***** DATA EXCERPT
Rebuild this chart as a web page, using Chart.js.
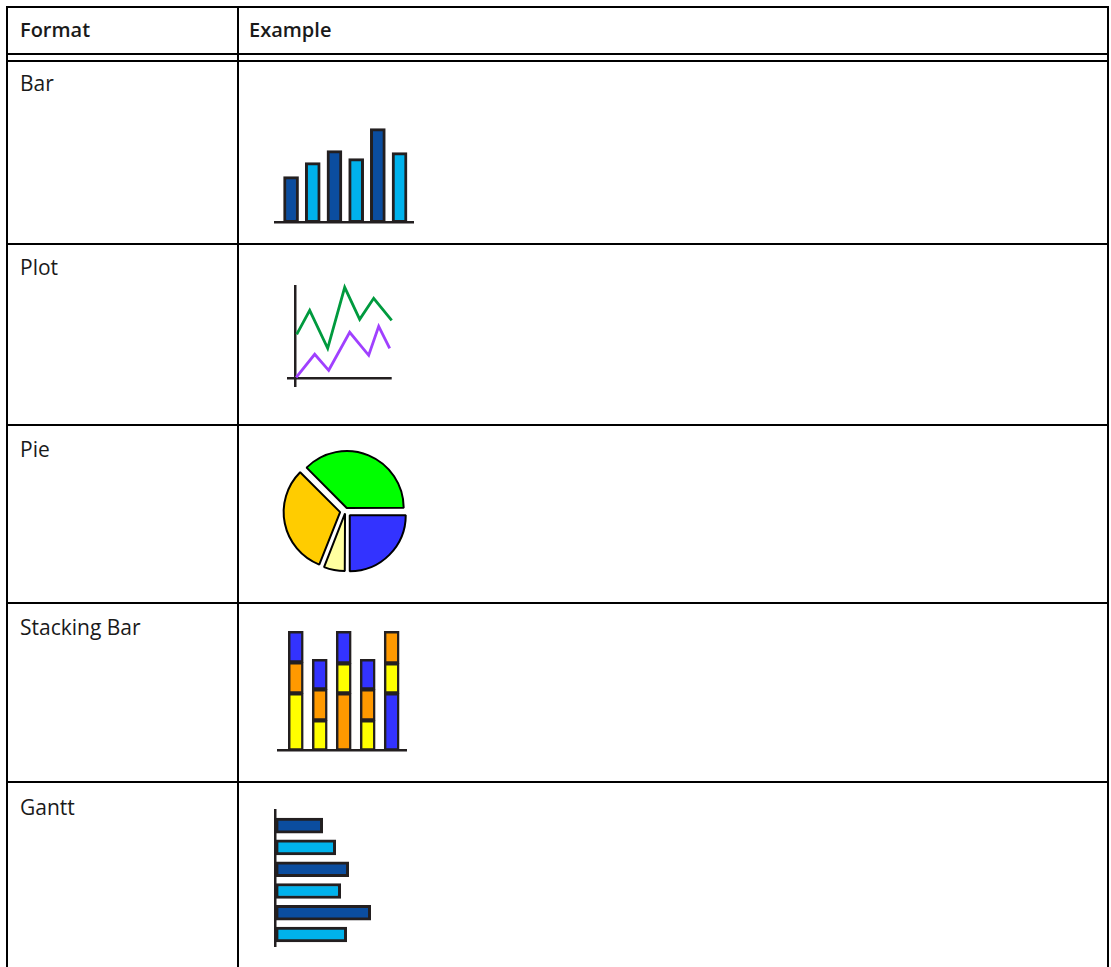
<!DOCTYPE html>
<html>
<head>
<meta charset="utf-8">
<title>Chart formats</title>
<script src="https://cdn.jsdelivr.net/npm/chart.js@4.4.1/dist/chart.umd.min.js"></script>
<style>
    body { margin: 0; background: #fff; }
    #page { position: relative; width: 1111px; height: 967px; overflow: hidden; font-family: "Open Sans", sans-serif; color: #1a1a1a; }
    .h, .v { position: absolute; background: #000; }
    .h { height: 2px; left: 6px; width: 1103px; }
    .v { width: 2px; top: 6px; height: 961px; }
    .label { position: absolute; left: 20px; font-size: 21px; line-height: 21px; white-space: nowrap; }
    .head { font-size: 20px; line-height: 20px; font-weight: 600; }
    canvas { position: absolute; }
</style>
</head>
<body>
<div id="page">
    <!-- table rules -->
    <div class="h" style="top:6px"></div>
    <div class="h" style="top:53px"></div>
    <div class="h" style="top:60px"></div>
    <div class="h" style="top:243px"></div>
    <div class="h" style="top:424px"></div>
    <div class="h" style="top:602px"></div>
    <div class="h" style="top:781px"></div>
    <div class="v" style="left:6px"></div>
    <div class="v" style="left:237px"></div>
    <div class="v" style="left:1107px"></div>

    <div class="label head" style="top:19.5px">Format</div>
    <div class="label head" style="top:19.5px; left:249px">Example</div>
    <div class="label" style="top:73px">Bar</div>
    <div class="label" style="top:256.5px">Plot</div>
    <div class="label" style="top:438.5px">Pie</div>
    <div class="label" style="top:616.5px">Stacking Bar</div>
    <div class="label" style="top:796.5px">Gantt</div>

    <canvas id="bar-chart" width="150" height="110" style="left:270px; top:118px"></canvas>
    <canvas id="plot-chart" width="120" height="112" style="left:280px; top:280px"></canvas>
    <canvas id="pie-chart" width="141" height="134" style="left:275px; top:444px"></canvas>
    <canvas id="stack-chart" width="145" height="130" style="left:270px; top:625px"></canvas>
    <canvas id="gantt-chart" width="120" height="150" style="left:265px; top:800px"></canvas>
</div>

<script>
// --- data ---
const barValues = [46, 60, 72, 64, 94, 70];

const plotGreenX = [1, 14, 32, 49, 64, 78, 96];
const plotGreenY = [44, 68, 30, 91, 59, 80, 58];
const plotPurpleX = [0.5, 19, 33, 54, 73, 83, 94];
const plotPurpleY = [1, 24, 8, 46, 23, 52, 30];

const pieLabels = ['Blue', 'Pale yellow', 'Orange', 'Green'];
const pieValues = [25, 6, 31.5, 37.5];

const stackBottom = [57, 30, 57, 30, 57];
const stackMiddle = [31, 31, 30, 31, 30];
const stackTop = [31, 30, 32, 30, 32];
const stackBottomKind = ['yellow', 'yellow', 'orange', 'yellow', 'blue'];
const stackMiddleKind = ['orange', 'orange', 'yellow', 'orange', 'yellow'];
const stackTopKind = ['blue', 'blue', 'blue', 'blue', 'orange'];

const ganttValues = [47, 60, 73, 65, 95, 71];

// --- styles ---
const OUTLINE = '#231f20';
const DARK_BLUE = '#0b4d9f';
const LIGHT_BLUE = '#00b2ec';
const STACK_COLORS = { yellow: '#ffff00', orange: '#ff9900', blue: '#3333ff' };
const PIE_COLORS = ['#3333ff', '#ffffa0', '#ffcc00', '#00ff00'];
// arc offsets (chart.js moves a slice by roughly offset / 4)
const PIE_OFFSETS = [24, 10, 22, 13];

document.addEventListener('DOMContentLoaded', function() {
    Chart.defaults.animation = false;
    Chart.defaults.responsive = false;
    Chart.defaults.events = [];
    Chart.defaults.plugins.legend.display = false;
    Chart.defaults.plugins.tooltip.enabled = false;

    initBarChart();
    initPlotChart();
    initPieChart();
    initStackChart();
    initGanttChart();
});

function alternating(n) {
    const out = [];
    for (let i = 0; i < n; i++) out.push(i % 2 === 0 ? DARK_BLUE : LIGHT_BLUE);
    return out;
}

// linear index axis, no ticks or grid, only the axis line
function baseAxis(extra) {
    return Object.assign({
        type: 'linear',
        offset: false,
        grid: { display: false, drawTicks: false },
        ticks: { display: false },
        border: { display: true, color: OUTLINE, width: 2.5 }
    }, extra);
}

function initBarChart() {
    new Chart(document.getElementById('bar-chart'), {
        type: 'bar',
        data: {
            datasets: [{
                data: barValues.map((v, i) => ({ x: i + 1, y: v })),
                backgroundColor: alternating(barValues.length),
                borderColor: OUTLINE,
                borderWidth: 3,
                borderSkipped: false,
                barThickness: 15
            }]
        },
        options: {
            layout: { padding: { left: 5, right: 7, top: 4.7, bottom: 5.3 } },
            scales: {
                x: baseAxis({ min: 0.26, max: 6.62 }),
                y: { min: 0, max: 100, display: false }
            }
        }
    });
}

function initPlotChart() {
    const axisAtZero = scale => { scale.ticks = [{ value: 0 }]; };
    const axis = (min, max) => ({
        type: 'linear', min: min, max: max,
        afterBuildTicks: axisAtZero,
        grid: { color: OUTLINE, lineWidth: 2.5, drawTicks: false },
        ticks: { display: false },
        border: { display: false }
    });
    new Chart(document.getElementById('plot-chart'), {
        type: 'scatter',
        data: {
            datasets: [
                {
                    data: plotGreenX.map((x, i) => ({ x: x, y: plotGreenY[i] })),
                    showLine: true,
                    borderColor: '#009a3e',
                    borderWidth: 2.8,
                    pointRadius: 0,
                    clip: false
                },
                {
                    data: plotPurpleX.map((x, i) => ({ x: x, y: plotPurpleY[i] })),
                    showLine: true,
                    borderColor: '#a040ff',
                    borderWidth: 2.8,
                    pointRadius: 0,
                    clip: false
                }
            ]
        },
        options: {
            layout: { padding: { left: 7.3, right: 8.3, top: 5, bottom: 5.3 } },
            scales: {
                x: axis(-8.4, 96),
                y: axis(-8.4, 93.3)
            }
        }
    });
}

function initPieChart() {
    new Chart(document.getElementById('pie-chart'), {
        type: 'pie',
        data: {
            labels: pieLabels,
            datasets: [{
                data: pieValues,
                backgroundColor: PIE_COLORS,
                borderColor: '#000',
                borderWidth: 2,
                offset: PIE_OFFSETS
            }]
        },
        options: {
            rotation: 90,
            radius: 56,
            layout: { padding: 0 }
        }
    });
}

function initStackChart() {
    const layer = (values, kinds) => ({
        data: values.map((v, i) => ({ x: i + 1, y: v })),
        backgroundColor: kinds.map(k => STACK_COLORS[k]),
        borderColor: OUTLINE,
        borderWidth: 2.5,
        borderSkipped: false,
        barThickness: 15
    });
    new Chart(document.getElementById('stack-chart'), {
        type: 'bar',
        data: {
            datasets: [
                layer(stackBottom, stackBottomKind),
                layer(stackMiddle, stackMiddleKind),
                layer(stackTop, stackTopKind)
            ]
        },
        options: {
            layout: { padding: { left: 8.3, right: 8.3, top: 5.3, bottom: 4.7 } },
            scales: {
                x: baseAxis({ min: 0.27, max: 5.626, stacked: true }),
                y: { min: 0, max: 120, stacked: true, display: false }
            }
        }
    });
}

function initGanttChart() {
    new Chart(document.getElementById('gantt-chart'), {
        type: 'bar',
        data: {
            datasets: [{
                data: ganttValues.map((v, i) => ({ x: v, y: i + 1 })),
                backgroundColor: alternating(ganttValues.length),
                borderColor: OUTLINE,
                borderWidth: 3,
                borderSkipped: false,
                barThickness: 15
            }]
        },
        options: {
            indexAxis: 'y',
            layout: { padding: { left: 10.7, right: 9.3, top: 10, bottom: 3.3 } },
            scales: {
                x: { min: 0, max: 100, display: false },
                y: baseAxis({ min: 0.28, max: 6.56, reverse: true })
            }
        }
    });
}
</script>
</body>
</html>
**********
- _WHAT YOU NEED TO DO_: Using the listing above, list every line in which the string "page" occurs.

- _RESPONSE TO THE EXERCISE_:
Rebuild this chart as a web page, using Chart.js.
    #page { position: relative; width: 1111px; height: 967px; overflow: hidden; font-family: "Open Sans", sans-serif; color: #1a1a1a; }
<div id="page">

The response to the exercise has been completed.